STATED GOAL - Leave out the pictures and set down exactly the lines from the start of the listing through the one with "oszczędnościowych w 2014", both included.

SUPPLIED MATERIAL -
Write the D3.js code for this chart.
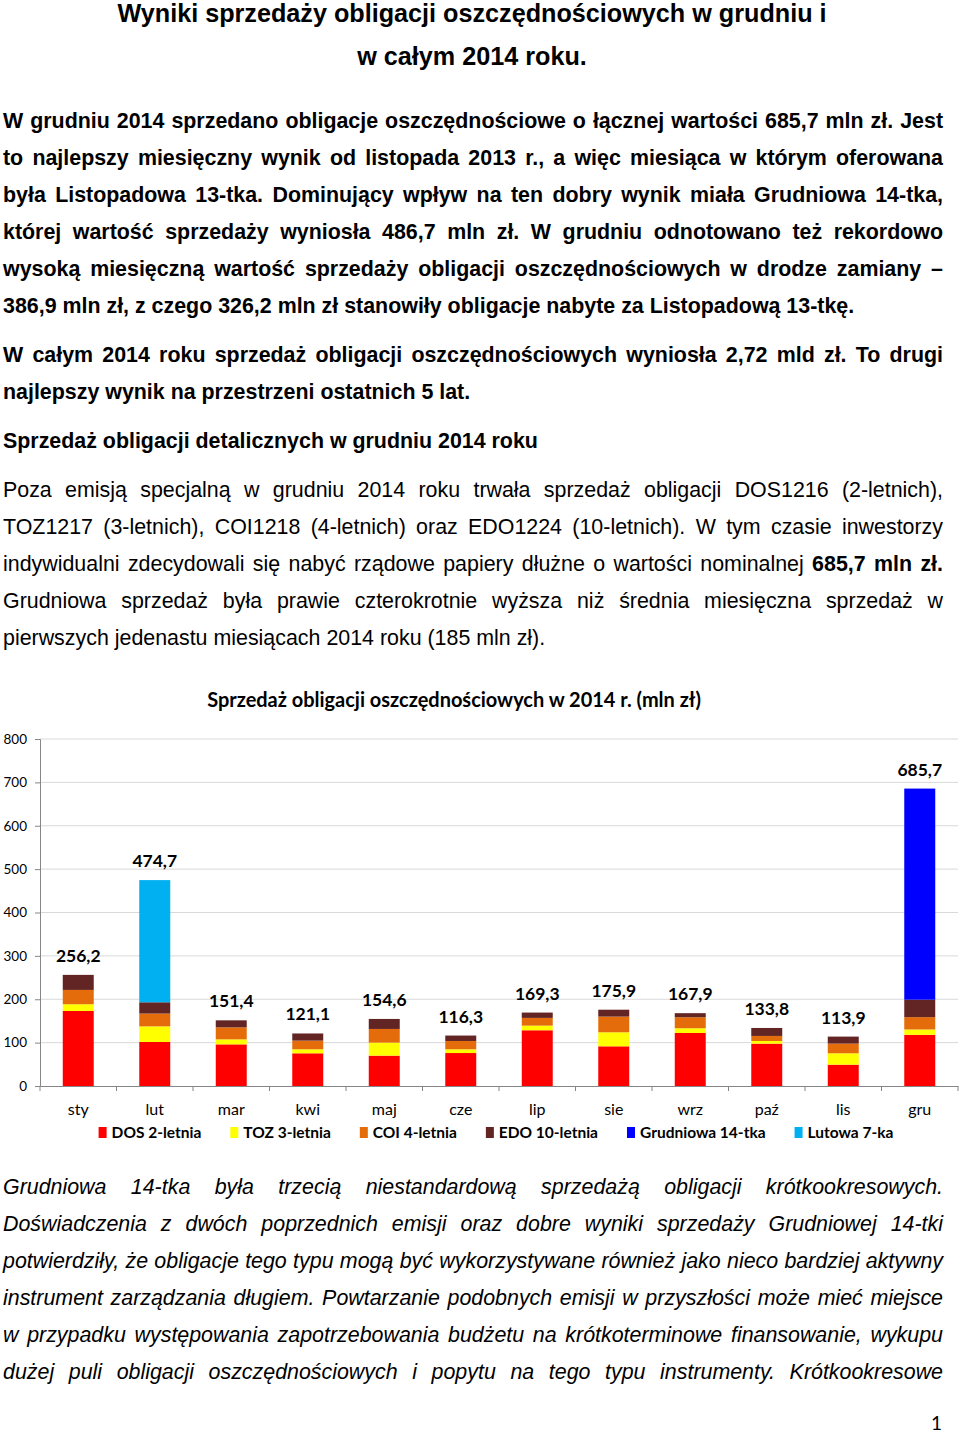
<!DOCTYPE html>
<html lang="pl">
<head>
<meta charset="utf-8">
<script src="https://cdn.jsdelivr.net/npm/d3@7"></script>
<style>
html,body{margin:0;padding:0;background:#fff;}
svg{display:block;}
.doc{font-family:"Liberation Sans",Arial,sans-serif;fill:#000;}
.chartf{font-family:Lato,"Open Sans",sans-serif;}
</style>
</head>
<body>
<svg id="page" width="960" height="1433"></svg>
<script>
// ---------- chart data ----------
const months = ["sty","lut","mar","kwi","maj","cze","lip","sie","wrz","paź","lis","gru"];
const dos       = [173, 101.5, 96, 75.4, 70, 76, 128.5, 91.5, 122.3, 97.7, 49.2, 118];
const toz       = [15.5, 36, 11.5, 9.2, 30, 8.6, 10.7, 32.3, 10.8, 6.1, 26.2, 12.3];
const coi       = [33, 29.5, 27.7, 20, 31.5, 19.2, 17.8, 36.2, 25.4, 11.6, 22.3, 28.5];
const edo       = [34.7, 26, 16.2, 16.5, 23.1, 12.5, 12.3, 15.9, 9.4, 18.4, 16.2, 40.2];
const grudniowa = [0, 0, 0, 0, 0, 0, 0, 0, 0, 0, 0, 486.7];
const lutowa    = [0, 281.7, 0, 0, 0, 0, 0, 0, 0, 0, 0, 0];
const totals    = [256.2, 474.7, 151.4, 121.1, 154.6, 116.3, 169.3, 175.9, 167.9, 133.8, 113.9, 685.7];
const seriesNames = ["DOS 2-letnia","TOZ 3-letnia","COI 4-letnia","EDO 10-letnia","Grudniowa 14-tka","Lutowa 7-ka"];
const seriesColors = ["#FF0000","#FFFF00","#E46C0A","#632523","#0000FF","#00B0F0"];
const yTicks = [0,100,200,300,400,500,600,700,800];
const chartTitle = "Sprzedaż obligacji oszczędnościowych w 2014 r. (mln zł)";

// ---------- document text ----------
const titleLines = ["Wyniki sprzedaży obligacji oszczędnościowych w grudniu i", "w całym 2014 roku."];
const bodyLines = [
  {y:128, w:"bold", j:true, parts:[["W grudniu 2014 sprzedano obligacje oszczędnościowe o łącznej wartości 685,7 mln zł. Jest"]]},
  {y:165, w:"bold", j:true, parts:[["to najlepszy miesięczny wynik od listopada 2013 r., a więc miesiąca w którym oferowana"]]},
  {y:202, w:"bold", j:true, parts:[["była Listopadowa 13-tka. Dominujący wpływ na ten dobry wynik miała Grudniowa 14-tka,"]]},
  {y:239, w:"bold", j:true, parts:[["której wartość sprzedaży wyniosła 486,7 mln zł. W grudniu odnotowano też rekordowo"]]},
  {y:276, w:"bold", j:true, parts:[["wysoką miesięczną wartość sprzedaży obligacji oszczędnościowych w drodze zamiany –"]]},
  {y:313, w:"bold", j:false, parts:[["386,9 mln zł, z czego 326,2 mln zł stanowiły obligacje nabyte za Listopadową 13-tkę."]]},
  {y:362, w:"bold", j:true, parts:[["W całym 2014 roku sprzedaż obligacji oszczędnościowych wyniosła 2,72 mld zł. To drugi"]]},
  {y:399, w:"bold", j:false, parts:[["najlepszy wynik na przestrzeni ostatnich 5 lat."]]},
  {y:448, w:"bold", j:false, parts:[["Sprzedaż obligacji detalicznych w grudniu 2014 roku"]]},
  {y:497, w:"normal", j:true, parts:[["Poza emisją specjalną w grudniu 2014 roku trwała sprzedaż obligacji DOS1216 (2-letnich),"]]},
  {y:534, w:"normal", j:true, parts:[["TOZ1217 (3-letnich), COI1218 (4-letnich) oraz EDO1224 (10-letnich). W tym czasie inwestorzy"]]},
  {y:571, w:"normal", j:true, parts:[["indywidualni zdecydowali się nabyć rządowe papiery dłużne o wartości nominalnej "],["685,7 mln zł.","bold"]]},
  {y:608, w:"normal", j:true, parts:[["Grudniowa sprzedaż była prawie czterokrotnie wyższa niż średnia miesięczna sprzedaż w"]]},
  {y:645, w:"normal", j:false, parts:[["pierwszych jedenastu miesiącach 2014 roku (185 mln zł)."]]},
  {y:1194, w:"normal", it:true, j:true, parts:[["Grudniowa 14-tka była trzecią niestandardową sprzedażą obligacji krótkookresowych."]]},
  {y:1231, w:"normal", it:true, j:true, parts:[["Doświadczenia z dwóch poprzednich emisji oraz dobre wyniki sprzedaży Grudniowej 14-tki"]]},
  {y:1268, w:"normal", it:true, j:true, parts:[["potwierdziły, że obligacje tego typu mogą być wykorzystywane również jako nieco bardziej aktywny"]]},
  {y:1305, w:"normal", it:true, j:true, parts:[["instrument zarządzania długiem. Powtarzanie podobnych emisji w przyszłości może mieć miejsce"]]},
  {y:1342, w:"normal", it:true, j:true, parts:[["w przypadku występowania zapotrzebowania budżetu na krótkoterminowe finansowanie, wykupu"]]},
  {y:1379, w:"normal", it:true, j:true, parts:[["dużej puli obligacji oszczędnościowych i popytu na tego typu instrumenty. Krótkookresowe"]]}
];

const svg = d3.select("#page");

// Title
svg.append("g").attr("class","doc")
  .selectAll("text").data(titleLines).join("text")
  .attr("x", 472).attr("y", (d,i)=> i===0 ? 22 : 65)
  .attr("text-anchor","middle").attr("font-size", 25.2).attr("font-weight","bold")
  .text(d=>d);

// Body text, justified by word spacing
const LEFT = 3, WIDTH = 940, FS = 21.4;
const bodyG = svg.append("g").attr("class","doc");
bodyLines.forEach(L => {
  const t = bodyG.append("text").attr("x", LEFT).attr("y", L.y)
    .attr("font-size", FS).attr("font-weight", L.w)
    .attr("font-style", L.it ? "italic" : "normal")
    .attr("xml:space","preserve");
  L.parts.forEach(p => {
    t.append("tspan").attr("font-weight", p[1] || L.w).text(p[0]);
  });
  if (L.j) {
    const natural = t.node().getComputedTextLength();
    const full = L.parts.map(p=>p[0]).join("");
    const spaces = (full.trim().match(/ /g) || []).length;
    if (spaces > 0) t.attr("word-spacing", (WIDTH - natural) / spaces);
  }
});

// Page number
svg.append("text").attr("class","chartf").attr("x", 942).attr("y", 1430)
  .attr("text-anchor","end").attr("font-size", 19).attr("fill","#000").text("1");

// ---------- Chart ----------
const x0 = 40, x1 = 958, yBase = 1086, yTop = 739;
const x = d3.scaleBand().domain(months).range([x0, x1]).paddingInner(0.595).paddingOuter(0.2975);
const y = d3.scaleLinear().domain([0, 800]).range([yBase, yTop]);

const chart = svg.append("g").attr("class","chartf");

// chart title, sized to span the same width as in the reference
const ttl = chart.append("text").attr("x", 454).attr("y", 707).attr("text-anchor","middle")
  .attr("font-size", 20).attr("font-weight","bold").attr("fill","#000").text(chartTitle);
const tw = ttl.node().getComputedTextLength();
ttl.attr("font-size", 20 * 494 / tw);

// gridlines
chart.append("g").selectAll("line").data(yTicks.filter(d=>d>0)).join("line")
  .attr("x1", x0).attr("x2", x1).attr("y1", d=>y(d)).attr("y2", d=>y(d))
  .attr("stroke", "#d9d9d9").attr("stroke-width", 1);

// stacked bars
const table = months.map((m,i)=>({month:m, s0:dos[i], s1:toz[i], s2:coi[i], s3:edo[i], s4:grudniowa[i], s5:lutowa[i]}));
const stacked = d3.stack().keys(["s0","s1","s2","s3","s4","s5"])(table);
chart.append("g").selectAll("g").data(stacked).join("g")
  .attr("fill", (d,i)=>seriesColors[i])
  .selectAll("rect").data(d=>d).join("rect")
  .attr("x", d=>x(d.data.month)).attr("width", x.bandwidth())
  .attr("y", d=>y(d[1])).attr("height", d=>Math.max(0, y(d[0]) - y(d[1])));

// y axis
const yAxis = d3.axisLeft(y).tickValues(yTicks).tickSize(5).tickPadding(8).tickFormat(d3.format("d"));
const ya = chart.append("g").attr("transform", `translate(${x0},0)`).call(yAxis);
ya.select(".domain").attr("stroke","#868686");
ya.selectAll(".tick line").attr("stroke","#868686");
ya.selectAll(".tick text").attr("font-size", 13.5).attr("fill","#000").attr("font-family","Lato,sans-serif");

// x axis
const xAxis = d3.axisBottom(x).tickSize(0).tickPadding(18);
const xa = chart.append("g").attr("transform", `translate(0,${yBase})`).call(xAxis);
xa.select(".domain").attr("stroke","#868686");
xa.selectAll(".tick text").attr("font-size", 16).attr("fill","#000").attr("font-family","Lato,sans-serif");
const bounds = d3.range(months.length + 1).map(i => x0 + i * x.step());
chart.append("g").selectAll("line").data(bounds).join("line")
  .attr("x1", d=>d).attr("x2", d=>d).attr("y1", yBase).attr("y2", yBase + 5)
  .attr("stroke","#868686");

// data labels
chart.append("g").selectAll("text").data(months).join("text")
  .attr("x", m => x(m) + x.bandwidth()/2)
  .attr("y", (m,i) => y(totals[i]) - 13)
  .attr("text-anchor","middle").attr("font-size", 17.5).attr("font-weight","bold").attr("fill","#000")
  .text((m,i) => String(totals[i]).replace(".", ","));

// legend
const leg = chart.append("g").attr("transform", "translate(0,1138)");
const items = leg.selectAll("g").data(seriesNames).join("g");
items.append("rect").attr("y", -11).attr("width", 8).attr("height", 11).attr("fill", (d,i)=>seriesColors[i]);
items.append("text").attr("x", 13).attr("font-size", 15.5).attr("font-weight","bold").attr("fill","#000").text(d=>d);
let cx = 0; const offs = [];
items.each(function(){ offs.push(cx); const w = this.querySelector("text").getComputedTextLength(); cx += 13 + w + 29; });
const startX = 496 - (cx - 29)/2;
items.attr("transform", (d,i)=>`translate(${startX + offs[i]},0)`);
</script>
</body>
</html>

COMPLETE OUTPUT -
Write the D3.js code for this chart.
<!DOCTYPE html>
<html lang="pl">
<head>
<meta charset="utf-8">
<script src="https://cdn.jsdelivr.net/npm/d3@7"></script>
<style>
html,body{margin:0;padding:0;background:#fff;}
svg{display:block;}
.doc{font-family:"Liberation Sans",Arial,sans-serif;fill:#000;}
.chartf{font-family:Lato,"Open Sans",sans-serif;}
</style>
</head>
<body>
<svg id="page" width="960" height="1433"></svg>
<script>
// ---------- chart data ----------
const months = ["sty","lut","mar","kwi","maj","cze","lip","sie","wrz","paź","lis","gru"];
const dos       = [173, 101.5, 96, 75.4, 70, 76, 128.5, 91.5, 122.3, 97.7, 49.2, 118];
const toz       = [15.5, 36, 11.5, 9.2, 30, 8.6, 10.7, 32.3, 10.8, 6.1, 26.2, 12.3];
const coi       = [33, 29.5, 27.7, 20, 31.5, 19.2, 17.8, 36.2, 25.4, 11.6, 22.3, 28.5];
const edo       = [34.7, 26, 16.2, 16.5, 23.1, 12.5, 12.3, 15.9, 9.4, 18.4, 16.2, 40.2];
const grudniowa = [0, 0, 0, 0, 0, 0, 0, 0, 0, 0, 0, 486.7];
const lutowa    = [0, 281.7, 0, 0, 0, 0, 0, 0, 0, 0, 0, 0];
const totals    = [256.2, 474.7, 151.4, 121.1, 154.6, 116.3, 169.3, 175.9, 167.9, 133.8, 113.9, 685.7];
const seriesNames = ["DOS 2-letnia","TOZ 3-letnia","COI 4-letnia","EDO 10-letnia","Grudniowa 14-tka","Lutowa 7-ka"];
const seriesColors = ["#FF0000","#FFFF00","#E46C0A","#632523","#0000FF","#00B0F0"];
const yTicks = [0,100,200,300,400,500,600,700,800];
const chartTitle = "Sprzedaż obligacji oszczędnościowych w 2014 r. (mln zł)";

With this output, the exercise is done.